**WORK TO COMPLETE**
Print, please, exactly and only the lines between the line holding "Clone this chart in matplotlib." and the line holding "elinewidth=1.3, capsize=2.5, capthick=1.3, zorder=3)", inclusive, omitting any pictures.
# Start of RECORD LIST
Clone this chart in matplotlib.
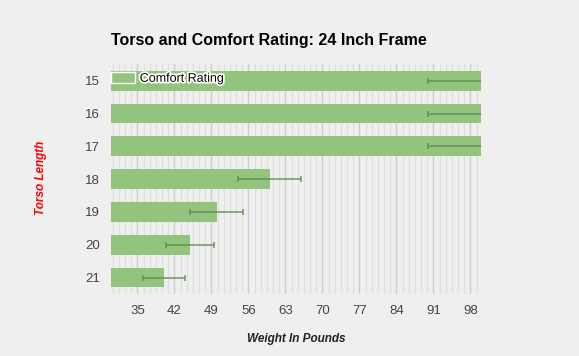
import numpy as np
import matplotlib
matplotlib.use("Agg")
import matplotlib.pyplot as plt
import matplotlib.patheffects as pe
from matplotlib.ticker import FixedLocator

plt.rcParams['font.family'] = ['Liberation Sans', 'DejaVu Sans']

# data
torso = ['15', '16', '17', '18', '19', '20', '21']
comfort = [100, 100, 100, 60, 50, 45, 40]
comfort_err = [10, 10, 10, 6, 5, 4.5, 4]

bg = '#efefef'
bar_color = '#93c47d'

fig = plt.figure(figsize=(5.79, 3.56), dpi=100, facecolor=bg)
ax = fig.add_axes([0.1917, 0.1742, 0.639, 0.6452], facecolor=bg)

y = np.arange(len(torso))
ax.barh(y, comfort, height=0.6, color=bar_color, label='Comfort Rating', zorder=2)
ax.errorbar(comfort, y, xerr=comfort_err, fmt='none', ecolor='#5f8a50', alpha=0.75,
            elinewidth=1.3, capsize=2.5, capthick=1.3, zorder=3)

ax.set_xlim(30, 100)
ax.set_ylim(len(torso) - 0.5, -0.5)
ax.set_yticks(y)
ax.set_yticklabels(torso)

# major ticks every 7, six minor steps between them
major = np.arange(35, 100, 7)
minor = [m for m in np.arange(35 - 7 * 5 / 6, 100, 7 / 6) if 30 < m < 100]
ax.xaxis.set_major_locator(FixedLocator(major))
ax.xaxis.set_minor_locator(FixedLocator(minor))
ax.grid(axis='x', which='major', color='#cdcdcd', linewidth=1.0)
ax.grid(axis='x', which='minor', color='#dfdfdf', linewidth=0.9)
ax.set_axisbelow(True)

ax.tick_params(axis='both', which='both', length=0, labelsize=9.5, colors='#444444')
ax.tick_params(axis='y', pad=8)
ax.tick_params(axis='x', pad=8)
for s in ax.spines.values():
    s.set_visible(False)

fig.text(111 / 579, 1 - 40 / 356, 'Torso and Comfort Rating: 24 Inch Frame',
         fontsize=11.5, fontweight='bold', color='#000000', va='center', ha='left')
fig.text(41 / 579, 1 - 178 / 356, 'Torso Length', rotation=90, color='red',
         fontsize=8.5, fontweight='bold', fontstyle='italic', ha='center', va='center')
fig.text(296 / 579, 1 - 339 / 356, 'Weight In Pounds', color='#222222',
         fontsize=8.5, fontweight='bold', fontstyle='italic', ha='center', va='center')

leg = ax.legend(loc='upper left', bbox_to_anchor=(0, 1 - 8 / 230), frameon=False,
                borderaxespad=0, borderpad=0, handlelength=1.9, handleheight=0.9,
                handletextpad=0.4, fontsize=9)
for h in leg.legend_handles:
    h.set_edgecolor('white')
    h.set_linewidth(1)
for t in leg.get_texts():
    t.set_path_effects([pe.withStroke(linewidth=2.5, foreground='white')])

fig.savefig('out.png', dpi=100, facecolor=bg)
# End of RECORD LIST
# Start of RECORD LIST
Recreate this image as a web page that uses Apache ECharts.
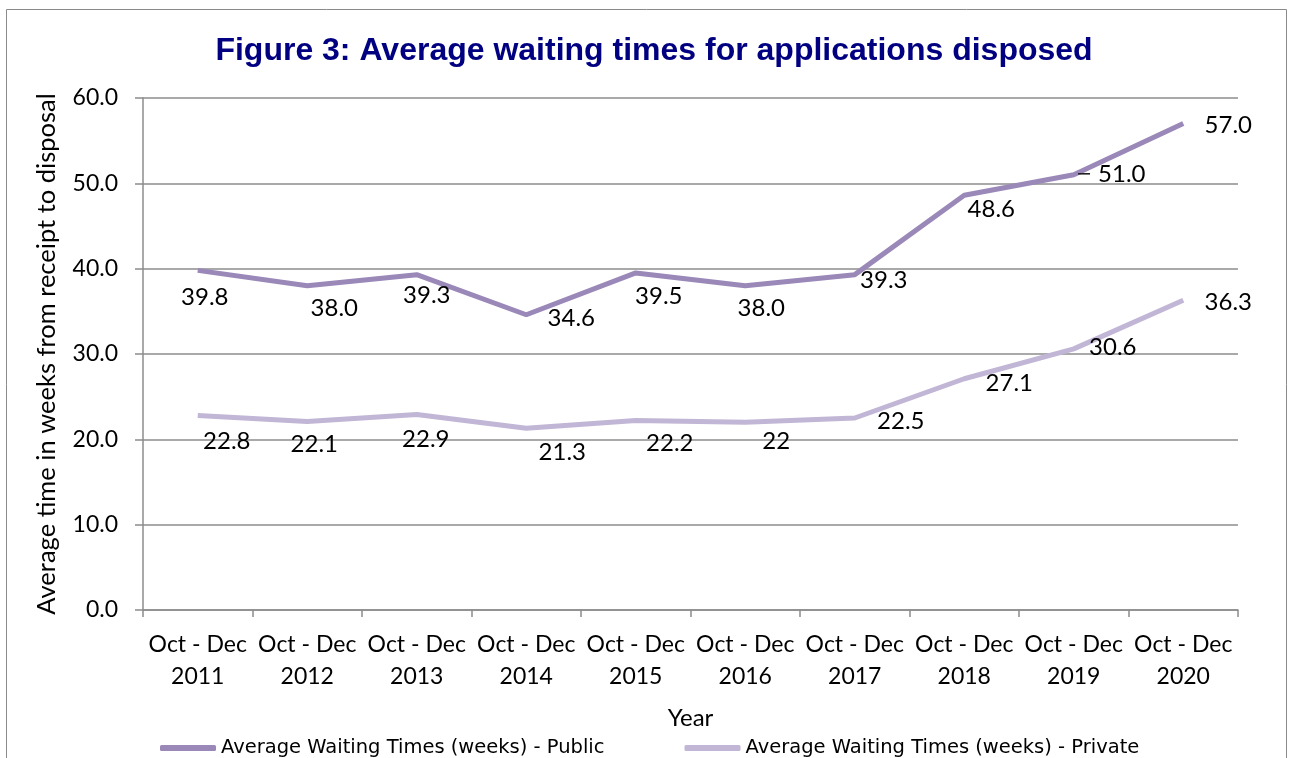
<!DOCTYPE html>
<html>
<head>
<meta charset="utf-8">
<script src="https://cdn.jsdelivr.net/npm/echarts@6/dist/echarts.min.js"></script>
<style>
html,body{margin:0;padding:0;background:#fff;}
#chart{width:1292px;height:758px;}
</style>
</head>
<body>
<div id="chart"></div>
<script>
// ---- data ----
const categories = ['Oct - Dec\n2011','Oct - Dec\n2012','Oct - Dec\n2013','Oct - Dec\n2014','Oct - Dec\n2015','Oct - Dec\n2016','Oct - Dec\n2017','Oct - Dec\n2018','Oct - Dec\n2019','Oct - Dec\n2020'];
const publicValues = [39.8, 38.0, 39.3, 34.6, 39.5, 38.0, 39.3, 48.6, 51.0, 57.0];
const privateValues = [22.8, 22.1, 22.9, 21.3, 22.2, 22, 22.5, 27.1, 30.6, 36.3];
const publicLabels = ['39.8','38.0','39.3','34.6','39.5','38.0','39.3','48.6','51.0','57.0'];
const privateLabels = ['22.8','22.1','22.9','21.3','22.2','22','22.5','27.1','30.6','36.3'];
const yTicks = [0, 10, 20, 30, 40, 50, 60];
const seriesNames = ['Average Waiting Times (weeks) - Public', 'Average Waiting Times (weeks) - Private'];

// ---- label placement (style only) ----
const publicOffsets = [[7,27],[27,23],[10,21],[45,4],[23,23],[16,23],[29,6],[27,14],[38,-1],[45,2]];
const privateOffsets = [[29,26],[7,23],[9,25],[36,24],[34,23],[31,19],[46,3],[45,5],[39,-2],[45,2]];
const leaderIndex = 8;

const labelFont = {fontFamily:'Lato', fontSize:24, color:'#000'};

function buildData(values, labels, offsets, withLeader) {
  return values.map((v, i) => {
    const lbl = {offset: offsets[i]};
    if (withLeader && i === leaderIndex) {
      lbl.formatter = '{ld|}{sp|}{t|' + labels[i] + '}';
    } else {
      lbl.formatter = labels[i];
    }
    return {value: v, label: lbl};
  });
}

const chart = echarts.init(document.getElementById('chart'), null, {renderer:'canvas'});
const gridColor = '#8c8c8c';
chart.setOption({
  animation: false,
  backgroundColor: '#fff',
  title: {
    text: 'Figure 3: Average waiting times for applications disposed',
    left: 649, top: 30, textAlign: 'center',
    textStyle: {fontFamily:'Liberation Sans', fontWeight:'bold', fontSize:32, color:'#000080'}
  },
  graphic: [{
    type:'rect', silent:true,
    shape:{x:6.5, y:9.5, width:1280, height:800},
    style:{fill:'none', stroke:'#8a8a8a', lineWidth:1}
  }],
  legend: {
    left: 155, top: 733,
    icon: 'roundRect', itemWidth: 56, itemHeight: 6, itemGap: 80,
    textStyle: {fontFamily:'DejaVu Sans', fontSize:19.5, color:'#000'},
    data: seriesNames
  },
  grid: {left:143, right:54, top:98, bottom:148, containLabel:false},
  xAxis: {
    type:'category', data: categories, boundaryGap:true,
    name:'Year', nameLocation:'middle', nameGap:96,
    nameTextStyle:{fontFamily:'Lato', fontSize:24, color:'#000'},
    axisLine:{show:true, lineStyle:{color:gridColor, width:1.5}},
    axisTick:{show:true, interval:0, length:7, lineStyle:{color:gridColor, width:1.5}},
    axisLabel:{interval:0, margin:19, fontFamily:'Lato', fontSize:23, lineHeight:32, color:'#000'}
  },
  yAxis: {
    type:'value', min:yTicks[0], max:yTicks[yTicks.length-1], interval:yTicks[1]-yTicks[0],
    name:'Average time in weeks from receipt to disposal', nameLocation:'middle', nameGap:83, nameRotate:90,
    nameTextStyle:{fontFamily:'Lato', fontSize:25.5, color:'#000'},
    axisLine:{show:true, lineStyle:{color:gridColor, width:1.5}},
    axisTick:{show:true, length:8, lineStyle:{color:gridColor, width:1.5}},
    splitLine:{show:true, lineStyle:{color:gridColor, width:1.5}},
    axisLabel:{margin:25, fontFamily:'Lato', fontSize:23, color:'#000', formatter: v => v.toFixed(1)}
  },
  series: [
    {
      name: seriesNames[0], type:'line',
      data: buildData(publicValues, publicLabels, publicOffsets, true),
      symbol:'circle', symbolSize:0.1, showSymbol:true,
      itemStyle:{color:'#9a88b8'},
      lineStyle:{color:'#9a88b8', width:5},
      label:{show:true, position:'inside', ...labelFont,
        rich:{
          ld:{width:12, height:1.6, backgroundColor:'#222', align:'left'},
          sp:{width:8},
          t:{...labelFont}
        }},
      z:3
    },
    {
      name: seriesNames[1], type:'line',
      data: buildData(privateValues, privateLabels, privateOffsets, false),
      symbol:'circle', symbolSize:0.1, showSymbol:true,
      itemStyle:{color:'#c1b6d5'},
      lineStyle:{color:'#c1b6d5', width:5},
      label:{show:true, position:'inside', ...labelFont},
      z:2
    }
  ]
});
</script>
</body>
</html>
# End of RECORD LIST
**EXERCISE SOLUTION**
Clone this chart in matplotlib.
import numpy as np
import matplotlib
matplotlib.use("Agg")
import matplotlib.pyplot as plt
import matplotlib.patheffects as pe
from matplotlib.ticker import FixedLocator

plt.rcParams['font.family'] = ['Liberation Sans', 'DejaVu Sans']

# data
torso = ['15', '16', '17', '18', '19', '20', '21']
comfort = [100, 100, 100, 60, 50, 45, 40]
comfort_err = [10, 10, 10, 6, 5, 4.5, 4]

bg = '#efefef'
bar_color = '#93c47d'

fig = plt.figure(figsize=(5.79, 3.56), dpi=100, facecolor=bg)
ax = fig.add_axes([0.1917, 0.1742, 0.639, 0.6452], facecolor=bg)

y = np.arange(len(torso))
ax.barh(y, comfort, height=0.6, color=bar_color, label='Comfort Rating', zorder=2)
ax.errorbar(comfort, y, xerr=comfort_err, fmt='none', ecolor='#5f8a50', alpha=0.75,
            elinewidth=1.3, capsize=2.5, capthick=1.3, zorder=3)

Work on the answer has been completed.